After passing TARP and the stimulus and a federal takeover of healthcare, all of which were done over the objection of the American people and all with political pork stuffed every which way into the process, this past week Congress passed a financial regulatory overhaul that might just possibly possess majority public support.

The Washington Post, big government’s paper of record, called the 2,300-page financial reform legislation a “significant legislative victory for President Obama, who had pledged to rein in the reckless Wall Street behavior behind the crisis and to right the government regulation that failed to prevent it.”

As a fan of the free market, I too believe Wall Street acted recklessly. For their recklessness, the people involved should have paid a price . . . in the marketplace. But I also recognize that government not only enabled this gambling attitude among financial players, it even encouraged their mania. Then, when the financial markets blew up, the Feds bailed out those responsible.

I wonder: What happens when bad behavior is handsomely rewarded?

But now, with this new reform bill, the problem is fixed. Never will there be another economic bust; nor any need for those despicable bailouts. [Stop laughing, and read on.]

Well, the Wall Street Journal summed it up nicely:

Despite creating the new consumer watchdog, the bill leaves America's patchwork regulatory framework largely intact, and most of the players will be familiar. That has irked critics on the left and right who say one of the bill's key flaws is that it relies on the judgment of officials rather than hard rules. . . . Conservatives worry regulators will throttle the industry. Liberals worry they'll be co-opted by banking lobbyists.

What if, on this issue, bipartisan fears are right? Both liberals and conservatives will likely be proven clairvoyant: Regulators will throttle much of the financial industry while being co-opted by the better connected interests. Arbitrary government at its worst.

Sen. Chris Dodd (D-Conn.), author of the bill, is so unpopular in his own state that he chose not to stand for re-election. But he could muster an arrogant scoff at the argument that the legislation leaves too much of the new regulatory regime to be slapped together by regulators with little guidance from Congress. “It’s the dumbest argument I’ve ever heard,” he told reporters. “What do they expect me to write, a 100,000-page bill? This is far beyond the capacity, the expertise, the knowledge of a Congress . . .”

What do we expect? The most arrogant, wasteful, out-of-touch institution on the planet seems an unlikely candidate to “rein in” the financial industry. Or the oil industry. Or any special interest.

Not unless by “rein in” one means for the purpose shaking down more campaign contributions.

Meanwhile, after President Obama lectured financial firms on risky business practices, he darted off to Michigan to place a $2.4 billion bet (with our tax dollars) on developing batteries for electric cars.
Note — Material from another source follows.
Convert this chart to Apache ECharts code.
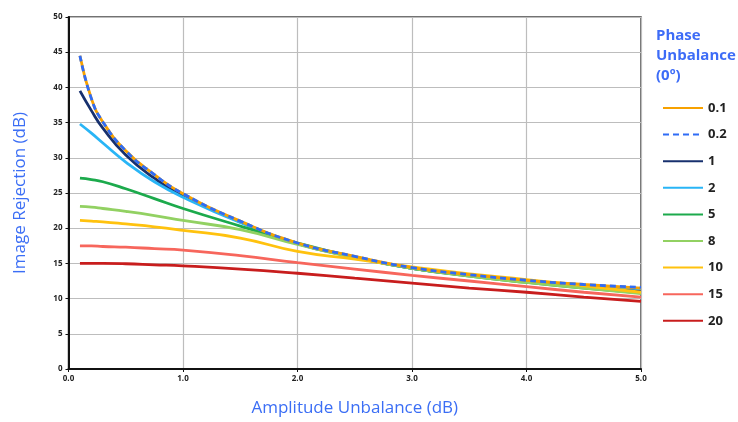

The new Bush-Obama American economic system makes the president the Investor-in-Chief.

But will the investment fetch a return? In the non-government world that’s sort of the point, after all.


Menahem Anderman, the founder and chief executive of Total Battery Consulting, admits, “Basically, there’s really no proven market. . . .” A spokesperson for Johnson Controls, Inc. , another big company in the business, thinks that by 2015 supply of batteries will outstrip demand by two-to-one.

Is the notion of supply and demand really too advanced for the big-spending Administration and Congress?

When it comes to politics, Democrats and Republicans are certainly more sophisticated. In 2006, the Democrats strategically decided to avoid presenting their own agenda for making government work better, so they could instead focus the voters’ attention on the poor performance of Republicans. Numerous scandals helped. Now debate rages among Republicans about doing the same to Democrats.

Let’s hope, instead, that Republicans do come forward with an agenda. Voters deserve a better choice than between nothing and something rotten.